Further, digital capabilities and skillets for existing workforces appear to be left wanting. In a recent survey of workplace digital skills by tech developer Salesforce, a little over one in three Kiwi professionals (36 per cent) felt they were very prepared with workplace digital skills, with fewer than one in four (24 per cent) believing they had strong resources at their disposal to learn digital skills.

Currently, around 20 per cent of NZ professionals were actively training to upskill their digital capability, against a global average of 28 per cent.

The OECD traces NZ’s skills shortage problem back to lacklustre achievements in early STEM education.

It said: “The domestic pipeline of graduates with advanced ICT skills is narrowing, as weak mathematics and science achievement by students in primary and secondary school closes the door to tertiary studies in ICT-relevant fields.”

NZ ranks second to last among OECD countries in average mathematics scores across years four and eight, according to figures from the TIMSS, an international studies centre.

Addressing home-grown talent and digital inclusion priorities, the OECD also argued that more intensive use of digital tools in NZ are also being held back by low availability of high-speed internet connections in rural areas, while weak coordination between export promotion and innovation support is hampering export expansion by young, innovative firms.

“To help unleash the technological transformation, digital apprenticeships should be developed and particular help [should] be provided for women and for Māori in pursuing digital careers.”

The OECD also urged for the GOVTechTalent graduate program to be expanded to all public sector organisations.

Further, it pushed for greater coordination of immigration and education policies with business skills needs for innovation.

“New Zealand has considerable scope to boost productivity by fostering growth of its digital sector and stimulating digital innovation. This requires strengthening the domestic pipeline of digital skills, making sure that regulations evolve with technological change and enhancing exports by firms exploiting digital technologies.”

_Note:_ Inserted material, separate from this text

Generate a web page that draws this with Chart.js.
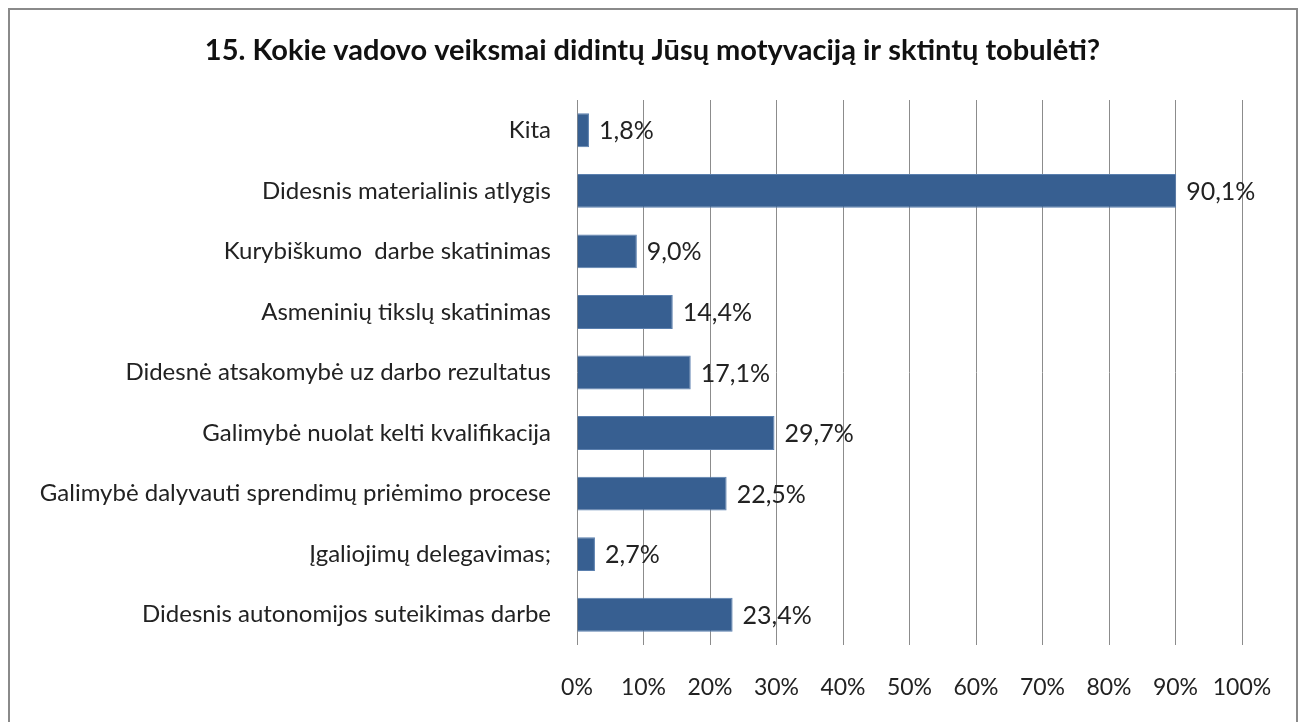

NZ’s exports of digitally deliverable services are far behind the OECD average, making up around 11 per cent of the country’s total exports (according to the OECD’s last measure in 2017), compared to around 32 per cent for the 38-member country average.

Despite this, small NZ firms have a considerable online presence, with around 60 per cent setting up shop online, which ranks at the top of the OECD index (and significantly above the around 22 per cent OECD average).

The OECD, however, commended the NZ Government’s efforts – as part of its Covid-19 fiscal response – to bring forward the change in R&D tax credits initially planned in 2021, allowing firms with a tax loss position or insufficient income tax to pay to use all R&D tax credits to have R&D tax credits refunded in cash.

NZ’s Minister for the Digital Economy and Communications, Dr David Clark, said he welcomed the OECD’s analysis, agreeing that the country can realise significant benefits from a continued focus on the digital economy.

“While we have good infrastructure from our investments in the ultra-fast broadband initiative and rural connectivity, the OECD highlights the need for us to build a solid pipeline of digital skills, and to encourage more businesses to use digital tools.

“The OECD also reinforces the need for a national digital strategy – something we are already progressing as the Digital Strategy for Aotearoa,” he said.